Italians tend to only drink espressos, and are used as a boost of energy to get you to where you need to be. It’s common to drink your espresso standing at the bar, as it’s only a quick stop.
That being said, it’s also common that Italians will drink a cappuccino on a morning, but not after 11am. Milk is a little too heavy for digestion after 11, and so is kept for a morning drink.
Walk into a café in the afternoon and ask for a cappuccino, and you may as well have a stamp on your head labeling you as a tourist.
Taking a trip over to Scandinavia, we can see an unusual pairing of coffee and, cheese?
Yes, in Finland a traditional coffee called Kaffeost is where you take a cup of coffee, whether that is a shot of espresso, or something like an americano, and pour it over cheese that sits at the bottom of the cup.

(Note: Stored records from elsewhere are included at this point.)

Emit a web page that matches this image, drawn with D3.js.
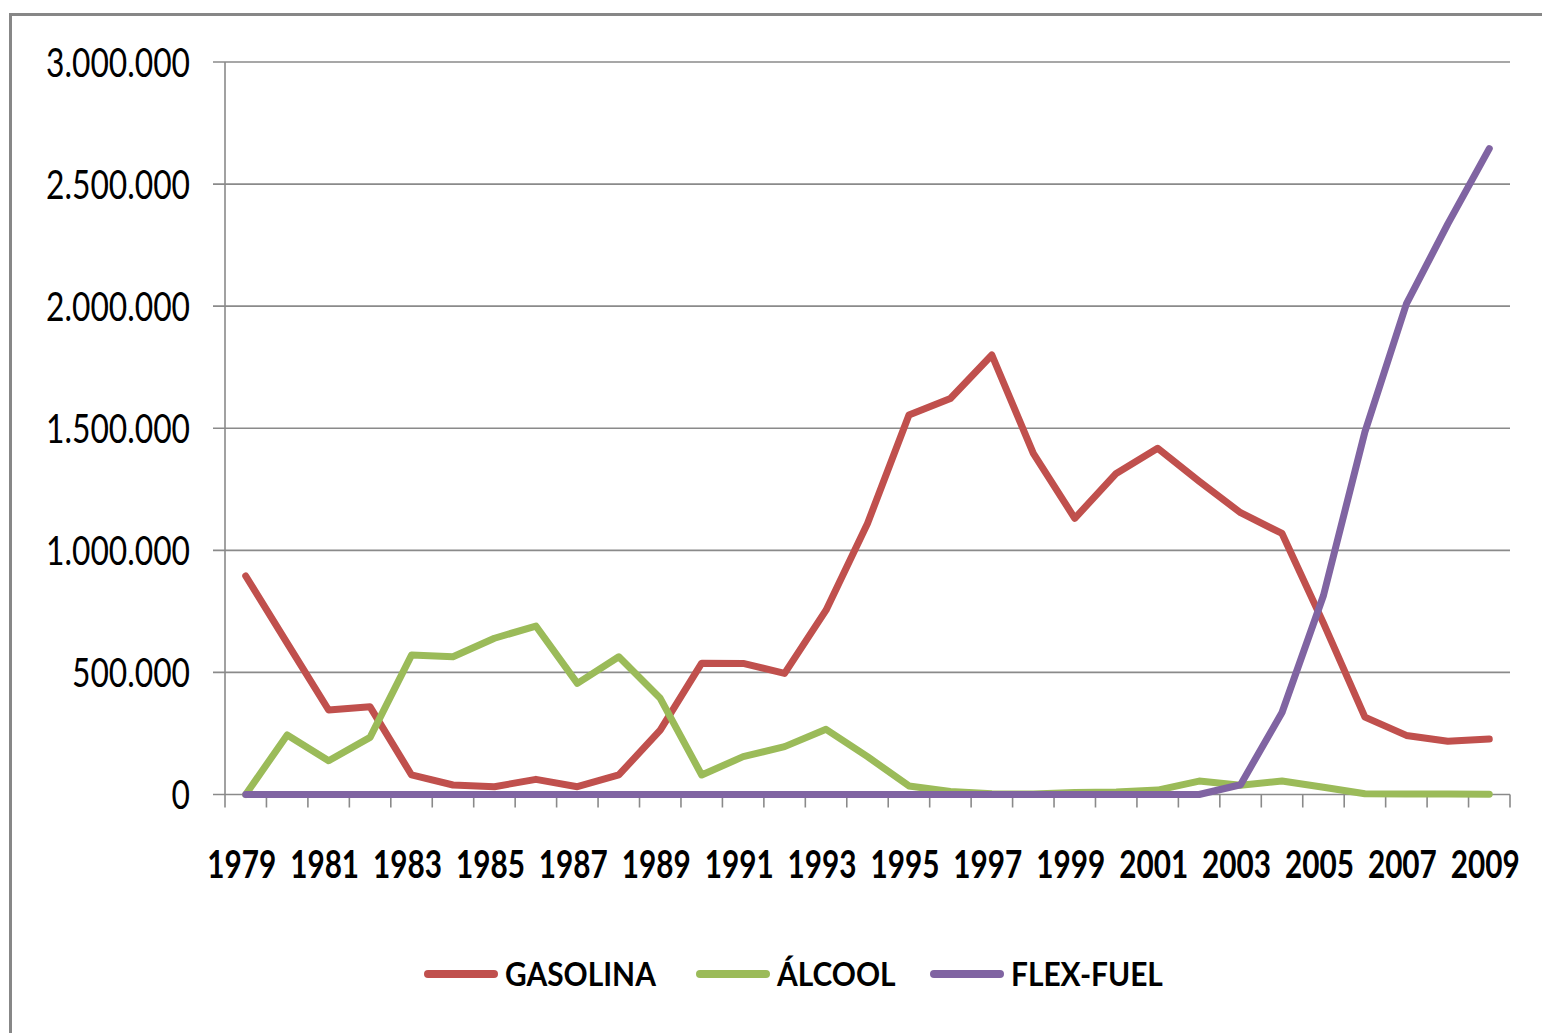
<!DOCTYPE html>
<html>
<head>
<meta charset="utf-8">
<script src="https://cdn.jsdelivr.net/npm/d3@7"></script>
<style>
  body { margin: 0; background: #fff; }
  svg { display: block; }
  text { font-family: Lato, "Open Sans", sans-serif; fill: #000; }
</style>
</head>
<body>
<svg width="1542" height="1033"></svg>
<script>
var years = [1979, 1980, 1981, 1982, 1983, 1984, 1985, 1986, 1987, 1988, 1989, 1990,
             1991, 1992, 1993, 1994, 1995, 1996, 1997, 1998, 1999, 2000, 2001, 2002,
             2003, 2004, 2005, 2006, 2007, 2008, 2009];

var gasolina = [895000, 620000, 346000, 359000, 80000, 39000, 32000, 62000, 32000, 80000,
                264000, 538000, 537000, 496000, 755000, 1110000, 1554000, 1622000, 1800000,
                1397000, 1131000, 1315000, 1418000, 1283000, 1154000, 1069000, 702000,
                317000, 242000, 218000, 227000];

var alcool = [0, 244000, 138000, 234000, 571000, 564000, 640000, 690000, 455000, 564000,
              394000, 80000, 155000, 196000, 267000, 155000, 35000, 12000, 3000, 2000,
              8000, 10000, 18000, 55000, 38000, 55000, 30000, 3000, 2000, 2000, 1000];

var flex = [0, 0, 0, 0, 0, 0, 0, 0, 0, 0, 0, 0, 0, 0, 0, 0, 0, 0, 0, 0, 0, 0, 0, 0,
            40000, 336000, 815000, 1485000, 2009000, 2337000, 2645000];

var seriesNames = ["GASOLINA", "ÁLCOOL", "FLEX-FUEL"];
var seriesColors = ["#c0504d", "#9bbb59", "#8064a2"];
var yTicks = [0, 500000, 1000000, 1500000, 2000000, 2500000, 3000000];

var series = [gasolina, alcool, flex];

var svg = d3.select("svg"),
    plotLeft = 225, plotRight = 1510, plotTop = 62, plotBottom = 794.5;

var ptBR = d3.formatLocale({decimal: ",", thousands: ".", grouping: [3], currency: ["R$", ""]});
var fmt = ptBR.format(",d");

var x = d3.scaleBand().domain(years).range([plotLeft, plotRight]);
var y = d3.scaleLinear().domain([0, 3000000]).range([plotBottom, plotTop]);
var cx = function(d) { return x(d) + x.bandwidth() / 2; };

// outer frame (runs off the right/bottom edge)
svg.append("rect")
    .attr("x", 10.5).attr("y", 14.5)
    .attr("width", 1600).attr("height", 1100)
    .attr("fill", "none")
    .attr("stroke", "#878787")
    .attr("stroke-width", 3);

// horizontal gridlines, with the little tick stub on the left
svg.append("g")
  .selectAll("line").data(yTicks).enter().append("line")
    .attr("x1", plotLeft - 12).attr("x2", plotRight)
    .attr("y1", function(d) { return y(d); })
    .attr("y2", function(d) { return y(d); })
    .attr("stroke", "#8a8a8a")
    .attr("stroke-width", 1.6);

// y axis line
svg.append("line")
    .attr("x1", plotLeft).attr("x2", plotLeft)
    .attr("y1", plotTop).attr("y2", plotBottom + 13)
    .attr("stroke", "#8a8a8a")
    .attr("stroke-width", 1.6);

// x tick marks at band edges
var edges = years.map(function(d) { return x(d); }).concat([plotRight]);
svg.append("g")
  .selectAll("line").data(edges.slice(1)).enter().append("line")
    .attr("x1", function(d) { return d; }).attr("x2", function(d) { return d; })
    .attr("y1", plotBottom).attr("y2", plotBottom + 13)
    .attr("stroke", "#8a8a8a")
    .attr("stroke-width", 1.6);

// y labels
var yl = svg.append("g").selectAll("text").data(yTicks).enter().append("text")
    .attr("text-anchor", "end")
    .style("font-size", "40px")
    .text(function(d) { return fmt(d); });
var ySx = 144 / yl.filter(function(d) { return d === 3000000; }).node().getComputedTextLength();
yl.attr("transform", function(d) { return "translate(190," + (y(d) + 14.5) + ") scale(" + ySx + ",1)"; });

// x labels every other year
var xl = svg.append("g").selectAll("text")
    .data(years.filter(function(d, i) { return i % 2 === 0; }))
  .enter().append("text")
    .attr("text-anchor", "middle")
    .style("font-size", "39px")
    .style("font-weight", "bold")
    .text(function(d) { return d; });
var xSx = 69 / xl.node().getComputedTextLength();
xl.attr("transform", function(d) { return "translate(" + (cx(d) - 4) + ",878) scale(" + xSx + ",1)"; });

// lines
var line = d3.line()
    .x(function(d, i) { return cx(years[i]); })
    .y(function(d) { return y(d); });

svg.append("g").selectAll("path").data(series).enter().append("path")
    .attr("d", line)
    .attr("fill", "none")
    .attr("stroke", function(d, i) { return seriesColors[i]; })
    .attr("stroke-width", 7)
    .attr("stroke-linejoin", "round")
    .attr("stroke-linecap", "round");

// legend
var legX = [428, 700, 934];
var leg = svg.append("g").selectAll("g").data(seriesNames).enter().append("g")
    .attr("transform", function(d, i) { return "translate(" + legX[i] + ",974)"; });

leg.append("line")
    .attr("x1", 0).attr("x2", 66)
    .attr("stroke", function(d, i) { return seriesColors[i]; })
    .attr("stroke-width", 8)
    .attr("stroke-linecap", "round");

var lt = leg.append("text")
    .style("font-size", "33px")
    .style("font-weight", "bold")
    .text(function(d) { return d; });
var lSx = 151 / lt.node().getComputedTextLength();
lt.attr("transform", "translate(77,12) scale(" + lSx + ",1)");
</script>
</body>
</html>
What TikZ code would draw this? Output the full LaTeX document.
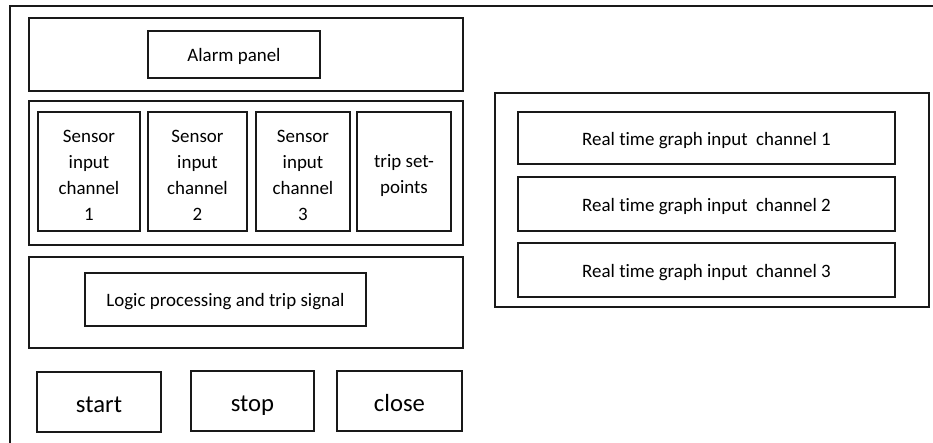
\documentclass[tikz,border=0pt]{standalone}
\usepackage{fontspec}
\setmainfont[Ligatures=NoCommon]{Carlito}
\begin{document}
\begin{tikzpicture}[x=0.75pt,y=-0.75pt,
  span/.style n args={4}{at={({(#1+#3)/2},{(#2+#4)/2})},
    minimum width={(#3-#1)*0.75pt}, minimum height={(#4-#2)*0.75pt}},
  frame/.style={draw=black!90, line width=1.4pt, inner sep=0pt},
  label/.style={frame, align=center, font=\fontsize{14.2}{19.5}\selectfont,
    text height=14pt, text depth=3pt},
  stack/.style={inner sep=0pt, align=center, font=\fontsize{14.2}{19.5}\selectfont},
  button/.style={frame, font=\fontsize{18.5}{22}\selectfont, text height=15pt, text depth=0pt}]
\useasboundingbox (0,0) rectangle (933,443);

% window outline (open to the right and bottom)
\coordinate (wb) at (10,443);
\coordinate (wt) at (10,6);
\coordinate (wr) at (933,6);
\draw[black!90, line width=1.4pt] (wb) -- (wt) -- (wr);

% alarm section
\node[frame, span={29}{18}{463}{91}] (alarmgrp) {};
\node[label, span={148}{31}{320}{78}] (alarm) {Alarm panel};

% sensor inputs and set-points
\node[frame, span={29}{101}{463}{245}] (sensgrp) {};
\node[frame, span={38}{112}{140}{231}] (s1) {};
\node[frame, span={148}{112}{247}{231}] (s2) {};
\node[frame, span={256}{112}{350}{231}] (s3) {};
\node[frame, span={357}{112}{451}{231}] (trip) {};
\node[stack] (s1text) at ([yshift=-3pt]s1.center) {Sensor\\input\\channel\\1};
\node[stack] (s2text) at ([yshift=-3pt]s2.center) {Sensor\\input\\channel\\2};
\node[stack] (s3text) at ([yshift=-3pt]s3.center) {Sensor\\input\\channel\\3};
\node[stack] (triptext) at ([yshift=-3pt]trip.center) {trip set-\\points};

% logic section
\node[frame, span={29}{257}{463}{348}] (logicgrp) {};
\node[label, span={85}{273}{366}{326}] (logic) {Logic processing and trip signal};

% buttons
\node[button, span={37}{372}{161}{432}] (start) {start};
\node[button, span={191}{371}{314}{431}] (stop) {stop};
\node[button, span={337}{371}{462}{431}] (close) {close};

% real time graphs
\node[frame, span={495}{93}{929}{307}] (graphgrp) {};
\node[label, span={518}{112}{895}{164}] (g1) {Real time graph input\ \ channel 1};
\node[label, span={518}{177}{895}{231}] (g2) {Real time graph input\ \ channel 2};
\node[label, span={518}{243}{895}{297}] (g3) {Real time graph input\ \ channel 3};
\end{tikzpicture}
\end{document}
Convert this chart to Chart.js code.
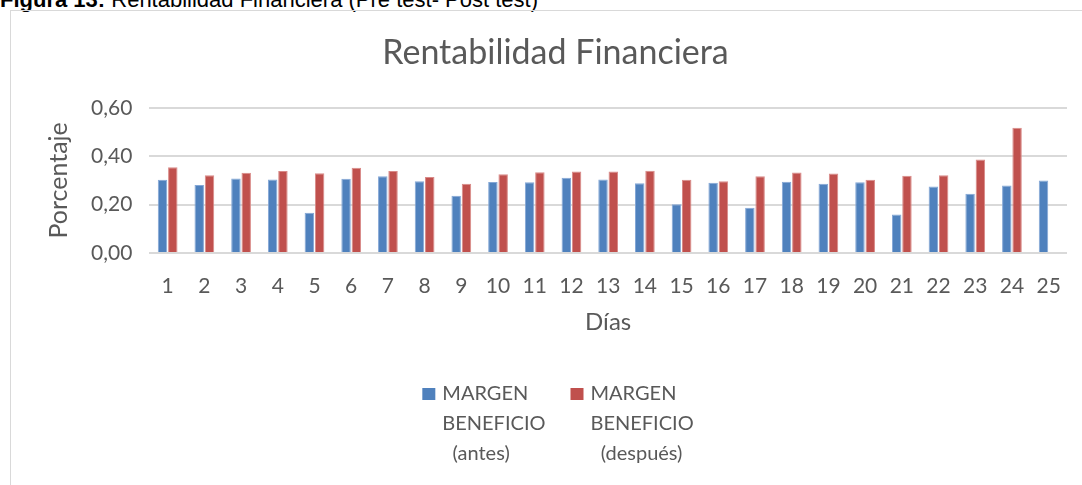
<!DOCTYPE html>
<html>
<head>
<meta charset="utf-8">
<script src="https://cdn.jsdelivr.net/npm/chart.js@4"></script>
<style>
  body { margin: 0; width: 1082px; height: 485px; overflow: hidden; background: #fff; position: relative; }
  #cap { position: absolute; left: 0; top: -11px; font: 22px/22px "Liberation Sans", Arial, sans-serif; color: #000; white-space: nowrap; }
  #marco { position: absolute; left: 10px; top: 10px; width: 1100px; height: 500px; border: 1px solid #d9d9d9; }
  #grafico { position: absolute; left: 0; top: 0; }
</style>
</head>
<body>
<div id="cap"><b>Figura 13:</b> Rentabilidad Financiera (Pre test- Post test)</div>
<div id="marco"><canvas id="grafico" width="1082" height="474"></canvas></div>
<script>
// Datos
const dias = ['1','2','3','4','5','6','7','8','9','10','11','12','13','14','15','16','17','18','19','20','21','22','23','24','25'];
const margenAntes = [0.303, 0.281, 0.308, 0.304, 0.166, 0.307, 0.317, 0.297, 0.237, 0.293, 0.292, 0.311, 0.304,
  0.288, 0.201, 0.290, 0.187, 0.294, 0.286, 0.292, 0.159, 0.275, 0.245, 0.279, 0.300];
const margenDespues = [0.354, 0.321, 0.332, 0.339, 0.330, 0.352, 0.339, 0.314, 0.286, 0.325, 0.334, 0.337, 0.337,
  0.340, 0.303, 0.296, 0.317, 0.333, 0.329, 0.303, 0.319, 0.321, 0.386, 0.518, null];
const yTicks = ['0,00', '0,20', '0,40', '0,60'];
const leyendaAntes = ['MARGEN', 'BENEFICIO', '  (antes)'];
const leyendaDespues = ['MARGEN', 'BENEFICIO', '  (después)'];

const gris = '#595959';

/* Leyenda en varias lineas, como la de Excel */
const leyendaPlugin = {
  id: 'leyenda',
  afterDraw(chart) {
    const ctx = chart.ctx;
    ctx.save();
    ctx.font = '20px Lato';
    ctx.textBaseline = 'middle';
    ctx.textAlign = 'left';
    const caja = 13, sepCaja = 7, sepItem = 25, alto = 30;
    const items = chart.data.datasets.map(ds => ({
      lineas: ds.leyenda,
      color: ds.backgroundColor,
      w: Math.max(...ds.leyenda.map(l => ctx.measureText(l).width))
    }));
    let total = 0;
    items.forEach((it, i) => { total += caja + sepCaja + it.w + (i ? sepItem : 0); });
    let x = chart.width / 2 - total / 2 + 6;
    const y0 = chart.chartArea.bottom + 141;
    items.forEach(it => {
      ctx.fillStyle = it.color;
      ctx.fillRect(x, y0 - 6, caja, 12);
      ctx.fillStyle = gris;
      it.lineas.forEach((l, k) => ctx.fillText(l, x + caja + sepCaja, y0 + k * alto));
      x += caja + sepCaja + it.w + sepItem;
    });
    ctx.restore();
  }
};

const ctx = document.getElementById('grafico').getContext('2d');
const chart = new Chart(ctx, {
  type: 'bar',
  data: {
    labels: dias,
    datasets: [{
      label: 'MARGEN BENEFICIO (antes)',
      leyenda: leyendaAntes,
      data: margenAntes,
      backgroundColor: '#4F81BD',
      borderColor: '#84A7D6',
      borderWidth: 1,
      categoryPercentage: 0.56,
      barPercentage: 0.92
    }, {
      label: 'MARGEN BENEFICIO (después)',
      leyenda: leyendaDespues,
      data: margenDespues,
      backgroundColor: '#C0504D',
      borderColor: '#D98A88',
      borderWidth: 1,
      categoryPercentage: 0.56,
      barPercentage: 0.92
    }]
  },
  options: {
    responsive: false,
    animation: false,
    layout: {
      padding: { top: 12, left: 33, right: 26, bottom: 148 }
    },
    plugins: {
      legend: { display: false },
      tooltip: { enabled: false },
      title: {
        display: true,
        text: 'Rentabilidad Financiera',
        color: gris,
        font: { family: 'Lato', size: 34, weight: 'normal' },
        padding: { top: 10, bottom: 34 }
      }
    },
    scales: {
      x: {
        grid: { display: false, drawTicks: false },
        border: { display: false },
        ticks: { color: gris, font: { family: 'Lato', size: 21 }, padding: 21, maxRotation: 0, autoSkip: false },
        title: {
          display: true,
          text: 'Días',
          color: gris,
          font: { family: 'Lato', size: 24 },
          padding: { top: -12, bottom: 0 }
        }
      },
      y: {
        min: 0,
        max: 0.6,
        grid: { color: '#d9d9d9', lineWidth: 2, drawTicks: false },
        border: { display: false },
        ticks: {
          stepSize: 0.2,
          color: gris,
          font: { family: 'Lato', size: 21 },
          padding: 17,
          callback: (v, i) => yTicks[i]
        },
        title: {
          display: true,
          text: 'Porcentaje',
          color: gris,
          font: { family: 'Lato', size: 25 },
          padding: { top: 0, bottom: 0 }
        }
      }
    }
  },
  plugins: [leyendaPlugin]
});
</script>
</body>
</html>
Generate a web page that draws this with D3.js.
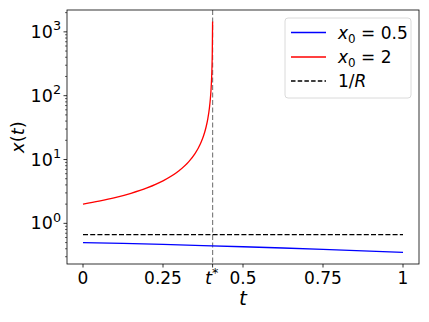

This cheese is known as juustoleipä, otherwise known in English as ‘bread cheese’, and is rubbery and a little chewy. When coffee is poured over the top, it melts and stays at the bottom of the cup, which you eat with a spoon once you’ve finished.
Although not something you might be used to, if you’re ever in Finland and get the chance to try this unique coffee, you must! The cafes in Finland (kafevila) are almost always beautifully designed, as all Scandinavian interiors are.
The Finnish are crazy about their coffee, and are surprisingly the biggest coffee drinkers in the world per capita. In 2015, on average each person drank 12.2kg of coffee.
Coffee was introduced to Japan by the Dutch in 1700, and like many places that were introduced to coffee, have never stopped consuming it since.
There was a brief period during and after World War 2 when there was a ban on coffee imports. When WW2 was over however, specialised coffee, jazz cafes, and innovative coffee brewing equipment was an example of Japan’s push to modernise its culture.
Japanese tea culture is very much similar to how Turkey or Ethipoia regard coffee, in the fact that it’s ritualised and is a unifying event, expressed through a ceremony. Whereas coffee was something much more casually consumed.
It’s incredibly common to find coffee in a can, which you can get from vending machines throughout the city. But there is an increasingly growing coffee culture, which is beginning to boom in Japan, with specialty cafes popping up all over the place.
There are more and more coffee lovers around the world starting to notice Japan’s growing coffee culture, with some people reporting the best cups of coffee they’ve ever had have been from a Japanese cafe.
Rio de Janeiro, Brazil
Last but not least, and maybe the first country you think of when you hear the word ‘coffee’, Brazil.
How Brazil came to be the biggest coffee producer in the world is a pretty cool story. It involves a sweet-talking Brazilian colonel called Francisco, and a bouquet of flowers from a French governors wife. But that’s another story altogether.
Today, coffee in Brazil is consumed very often and is deeply rooted in its culture. The coffee industry alone is responsible for supplying 8 million jobs, so the little bean is very important to a lot of people.
Most of the locals drink their coffee black, but because they often drink the lower quality coffee beans that are grown at low altitudes, they add a lot of sugar to cover the bitterness.
They tend to stay away from espresso and other coffee drinks (like lattes and cappuccinos) that require more advanced brewing techniques. They mostly drink filtered coffee, and it’s common to have free coffee offered at gas stations and any other place an exchange of services or goods takes place.
A traditional brew is called a ‘cafezinho’, which is basically pour-over coffee, served with a lot of sugar. Good for those of us with a sweet tooth.
We have only just skimmed the surface of how coffee cultures differ around the world. You would have to research and explore this topic your whole life to fully appreciate just how many different ways this little bean is consumed, prepared, ritualized, and shared.